The Peterborough Examiner

Tories’ policy visions fall far short of ideal

- — David Reevely

The Ontario Progressiv­e Conservati­ves look as though they’ll finish nearly two years of deciding what they stand for without much more idea than they had going in.

Next month they’ll study a list of 139 policy resolution­s at a convention in Toronto, laying groundwork for the 2018 election campaign. They’re not policy yet, and party policy is not a campaign platform. The Tories started this at an Ottawa convention in late winter 2016, where leader Patrick Brown promised one of the most member-driven policy processes in history.

It’s normal for some resolution­s on such lists to be politicall­y suicidal, contradict­ory, goofy or all of the above. But resolution­s do give a sense of where a party’s collective head is at, what virtues it wants to signal.
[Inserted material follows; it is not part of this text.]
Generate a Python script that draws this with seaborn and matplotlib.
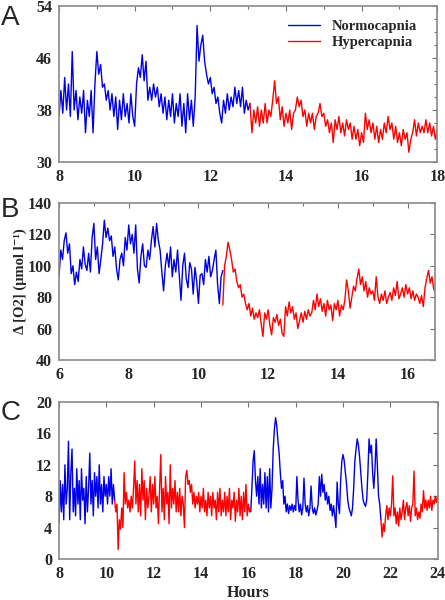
import numpy as np
import pandas as pd
import matplotlib
matplotlib.use("Agg")
import matplotlib.pyplot as plt
from matplotlib.ticker import MultipleLocator, FixedLocator
import seaborn as sns


# DATA (step 0.05 h)

a_normo = [37, 41, 37.5, 43, 38, 42, 37, 47, 38, 41, 36.5, 40, 37.5, 41, 34.5, 39.5, 37, 41, 34.5, 42,
           47, 43.5, 45, 41.5, 42, 39.5, 41, 38, 40.5, 37, 40, 35, 39.5, 36.5, 40.5, 37, 39, 36, 40.5, 37,
           35.5, 42, 44.5, 43, 46.5, 42.5, 45.5, 39.5, 41.5, 39.5, 42, 40, 41.5, 38.5, 40.5, 37.5, 40, 36.5, 39.5, 37,
           40.5, 36, 39, 37, 40.5, 35.5, 39, 34.5, 40.5, 36.5, 39.5, 35.5, 40, 51, 45.5, 48, 49.5, 45.5, 43.5, 42,
           43, 40.5, 41.5, 39, 40, 37.5, 36, 39.5, 37.5, 40.5, 38, 40, 38.5, 41.5, 39, 41, 38.5, 41.5, 37.5, 39.5,
           38, 39]
a_hyper = [39, 34.5, 38, 36, 38.5, 35.5, 38, 36, 39, 36, 38, 37, 39.5, 42.5, 39, 40, 36.5, 38.5, 35.5, 37.5,
           36, 38, 35, 37.5, 38, 40, 38.5, 39.5, 37, 38, 35.5, 37.5, 36, 37.5, 35, 37, 37.5, 39, 37, 37.5,
           35.5, 36.5, 34.5, 36, 33, 36.5, 35, 37, 34.5, 36, 34, 36.5, 35, 36, 33.5, 35.5, 33.5, 35, 32.5, 34.5,
           33, 37.5, 35, 36.5, 34.5, 36, 33.5, 35.5, 33, 35, 33.5, 36, 34.5, 37, 35, 36, 33.5, 35.5, 33, 34.5,
           32.5, 35, 33.5, 34.5, 31.5, 33.5, 34.5, 36.5, 34, 36, 34.5, 35.5, 34.5, 36.5, 34.5, 36, 34, 35.5, 33.5, 35]

b_normo = [93, 110, 104, 116, 121, 108, 114, 95, 100, 88, 96, 90, 104, 98, 112, 101, 97, 108, 96, 118,
           127, 104, 112, 95, 104, 114, 129, 118, 124, 116, 119, 106, 112, 98, 91, 104, 108, 100, 118, 110,
           126, 114, 120, 108, 126, 98, 89, 106, 114, 100, 99, 110, 104, 116, 125, 112, 127, 116, 110, 96,
           84, 100, 108, 99, 112, 93, 104, 96, 110, 94, 78, 100, 108, 92, 86, 102, 98, 82, 99, 90,
           76, 94, 95, 88, 104, 96, 106, 93, 97, 104, 110, 88, 76, 93, 97]
b_hyper = [75, 100, 106, 115, 110, 104, 96, 98, 90, 86, 88, 80, 82, 76, 72, 76, 68, 73, 66, 70,
           67, 72, 63, 55, 70, 66, 72, 62, 56, 67, 64, 69, 62, 66, 57, 55, 74, 68, 77, 70,
           74, 66, 70, 60, 65, 70, 64, 71, 66, 72, 68, 70, 78, 72, 82, 74, 79, 71, 76, 68,
           78, 72, 75, 65, 76, 72, 78, 68, 75, 72, 78, 91, 84, 73, 80, 87, 84, 92, 98, 88,
           93, 84, 90, 80, 86, 82, 84, 78, 93, 80, 76, 82, 78, 84, 76, 80, 83, 78, 86, 81,
           90, 79, 82, 86, 80, 88, 82, 86, 79, 84, 78, 82, 80, 76, 81, 74, 86, 92, 97, 89,
           93, 85, 83]

c_normo1 = [4.5, 10, 6, 9.5, 5, 12, 7, 9, 15, 5, 11, 14, 6, 9, 5.5, 11.5, 7, 10, 5, 11.5,
            7.5, 9, 4.5, 10.5, 6, 9, 13.5, 7, 10, 5.5, 11, 8, 10.5, 6.5, 12, 7, 9.5, 6, 10.5, 8,
            9.5, 7, 10.5, 8, 11.5, 7, 9.5, 7.5]
c_hyper1 = [7.5, 6, 7, 1.2, 5, 3.8, 6.5, 4, 11, 7, 8.5, 6.5, 7.5, 6, 8, 6.5, 9, 12.5, 7, 10,
            6, 9.5, 5.5, 11.5, 7.5, 10, 5, 9, 6.5, 8, 10.5, 6, 9.5, 7, 10.5, 6.5, 8, 4.5, 9, 13.3,
            6, 9, 5, 10.5, 7, 8.5, 4.5, 12, 6.5, 9, 7, 10, 6, 8.5, 6, 9, 5.5, 8, 7, 4,
            10.5, 11.3, 9.5, 10, 8.5, 9.5, 7, 8.5, 6.5, 8, 7, 8.5, 6, 8, 6.5, 9, 6, 7.5, 5.5, 8.5,
            6.5, 8, 5.5, 8.5, 6.5, 7.5, 5, 8.5, 6, 9, 5.5, 7.5, 6, 8.5, 5.5, 8, 6, 9, 5, 7.5,
            6.5, 8.5, 4.8, 7.5, 6, 9, 5.5, 8, 5, 8.5, 6, 9.5, 5.5, 7, 6, 6.5]
c_normo2 = [6, 9, 12.5, 13.8, 10, 8, 10.5, 7, 11.5, 6.5, 9.5, 7, 11, 6.5, 10.5, 6, 11.5, 6.5, 9, 14,
            16.5, 18, 17, 15, 13.5, 11, 9, 10, 7, 8, 6, 7, 5.8, 6.8, 6.2, 7, 6, 6.8, 6.2, 10.5,
            7.5, 6, 7, 5.6, 6.5, 10.3, 7, 6, 6.8, 5.5, 6.5, 9.3, 6.5, 5.8, 6.5, 5.6, 6.2, 7, 10.5, 8,
            10.8, 8.5, 9.5, 7.5, 8.5, 7, 8, 6.2, 7, 5.5, 6.8, 5.5, 4, 9.8, 7, 5.8, 10, 12.5, 13.3, 12.5,
            11, 9.5, 7.5, 6.5, 6, 5.5, 6.5, 9, 12.5, 14, 15.3, 14.5, 13, 11, 9, 7.5, 7, 6.7, 7.5, 11,
            15.3, 13.5, 14.5, 11, 9, 11.5, 15.3, 12, 8, 7, 5]
c_hyper2 = [5, 2.8, 4.5, 3.5, 5.5, 6.8, 5, 6.5, 5.5, 7, 10.6, 5.5, 6.5, 4.5, 6, 4.2, 6.5, 5, 6, 7.5,
            5, 6.5, 7.2, 5.5, 6.8, 4.8, 6.5, 7, 11.2, 5.5, 6.5, 5, 6, 5.2, 7, 6, 8.7, 6.5, 7.5, 6.2,
            7.5, 6.5, 8, 6.2, 7.5, 7, 8, 7.2, 8]

a_yticks = [30, 38, 46, 54]

CONDITIONS = ['Normocapnia', 'Hypercapnia']
COLORS = {'Normocapnia': '#0000e8', 'Hypercapnia': '#ff0000'}


def segment_frame(start, end, values, condition, seg):
    hours = np.linspace(start, end, len(values))
    return pd.DataFrame({'hour': hours, 'value': values,
                         'condition': condition, 'segment': seg})


df_a = pd.concat([segment_frame(8.0, 13.05, a_normo, 'Normocapnia', 0),
                  segment_frame(13.05, 18.0, a_hyper, 'Hypercapnia', 1)])
df_b = pd.concat([segment_frame(6.0, 10.7, b_normo, 'Normocapnia', 0),
                  segment_frame(10.7, 16.8, b_hyper, 'Hypercapnia', 1)])
df_c = pd.concat([segment_frame(8.0, 10.35, c_normo1, 'Normocapnia', 0),
                  segment_frame(10.35, 16.1, c_hyper1, 'Hypercapnia', 1),
                  segment_frame(16.1, 21.6, c_normo2, 'Normocapnia', 2),
                  segment_frame(21.6, 24.0, c_hyper2, 'Hypercapnia', 3)])


# FIGURE

sns.set_style("white")
plt.rcParams['font.family'] = ['Liberation Serif', 'DejaVu Serif']
plt.rcParams['font.weight'] = 'bold'

fig = plt.figure(figsize=(4.45, 6.0), dpi=100)
ax_a = fig.add_axes([0.1326, 0.73, 0.850, 0.26])
ax_b = fig.add_axes([0.1326, 0.40, 0.846, 0.2617])
ax_c = fig.add_axes([0.1326, 0.0683, 0.851, 0.2617])

panels = [
    (ax_a, df_a, (8, 18), (30, 54), 2, 1, 8, 2, True),
    (ax_b, df_b, (6, 16.8), (40, 140), 2, 1, 20, None, False),
    (ax_c, df_c, (8, 24), (0, 20), 2, None, 4, None, False),
]

for ax, df, xlim, ylim, xmaj, xmin, ymaj, ymin, show_legend in panels:
    sns.lineplot(data=df, x='hour', y='value', hue='condition', hue_order=CONDITIONS,
                 units='segment', estimator=None, palette=COLORS, lw=1.0,
                 legend=show_legend, ax=ax)
    ax.set_xlim(*xlim)
    ax.set_ylim(*ylim)
    ax.xaxis.set_major_locator(MultipleLocator(xmaj))
    ax.yaxis.set_major_locator(MultipleLocator(ymaj))
    if xmin:
        ax.xaxis.set_minor_locator(MultipleLocator(xmin))
    if ymin:
        ax.yaxis.set_minor_locator(MultipleLocator(ymin))
    ax.tick_params(which='both', direction='in', top=True, right=True,
                   color='#707070', labelsize=11.5, pad=5)
    ax.tick_params(which='major', length=3.5, width=0.8)
    ax.tick_params(which='minor', length=2.5, width=0.8)
    for sp in ax.spines.values():
        sp.set_color('#8a8a8a')
        sp.set_linewidth(1.2)
    ax.set_xlabel('')
    ax.set_ylabel('')

ax_a.yaxis.set_major_locator(FixedLocator(a_yticks))
for ax in (ax_a, ax_b, ax_c):
    for lab in ax.get_xticklabels() + ax.get_yticklabels():
        lab.set_fontweight('bold')

leg = ax_a.legend(loc='upper right', frameon=False, fontsize=10.5,
                  bbox_to_anchor=(0.97, 0.97), handlelength=2.2,
                  borderaxespad=0.2, labelspacing=0.2)
for t in leg.get_texts():
    t.set_fontweight('bold')
for line in leg.get_lines():
    line.set_linewidth(1.0)

ax_b.set_ylabel('Δ [O2] (μmol l⁻¹)', fontsize=10.5, fontweight='bold', labelpad=1)
ax_c.set_xlabel('Hours', fontsize=11.5, fontweight='bold', labelpad=2)

for letter, y in [('A', 0.992), ('B', 0.672), ('C', 0.334)]:
    fig.text(0.002, y, letter, fontsize=20, family=['Liberation Sans', 'DejaVu Sans'],
             fontweight='normal', va='top', ha='left')

fig.savefig('out.png', dpi=100)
Resolution­s aren’t binding: under Tim Hudak in 2014, the “Million Jobs Plan” that was central to the campaign landed on candidates and activists like a cinder block. Brown has sworn not to repeat that.

It’s not ideal that it’s more a list of vision statements than plans to achieve them.

One thing the Tories will still lack after their policy convention is a climate-change policy. Brown favours pricing carbon pollution through a revenue-neutral carbon tax. That still leaves a lot of questions.

What would the Ontario Tories tax? Would they focus on industry or include gasoline and natural gas? Would the tax be enough to make a difference or just for show? The list of resolution­s has zero ideas about this, probably because there’s no Tory consensus that climate change is even a problem.

Perhaps you’d like some insight into Progressiv­e Conservati­ve health-care policy.

“PC Party policy is to ensure better care for dementia patients.” And “PC Party policy is to reduce overcrowdi­ng in our hospitals and eliminate hallway health-care by providing Ontarians with prevention programs, more effective access to timely care and better use of our health-care providers.” But how?

There’s nothing about precarious jobs, the “sharing economy,” pensions and retirement.

Climate change, electricit­y prices, health care and the future of work are some of the central problems any government in Ontario will either have to tackle or consciousl­y decide not to. A big messy policy convention should be the time to hash these things out, listen to everyone, make a decision together. If you’re going to have a family scrap, do it now, not in mid-campaign.

Conservati­ves are supposed to be the tough but smart ones, in contrast to the Liberals’ well-meaning loose-pursed incompeten­ce. Time’s starting to run out.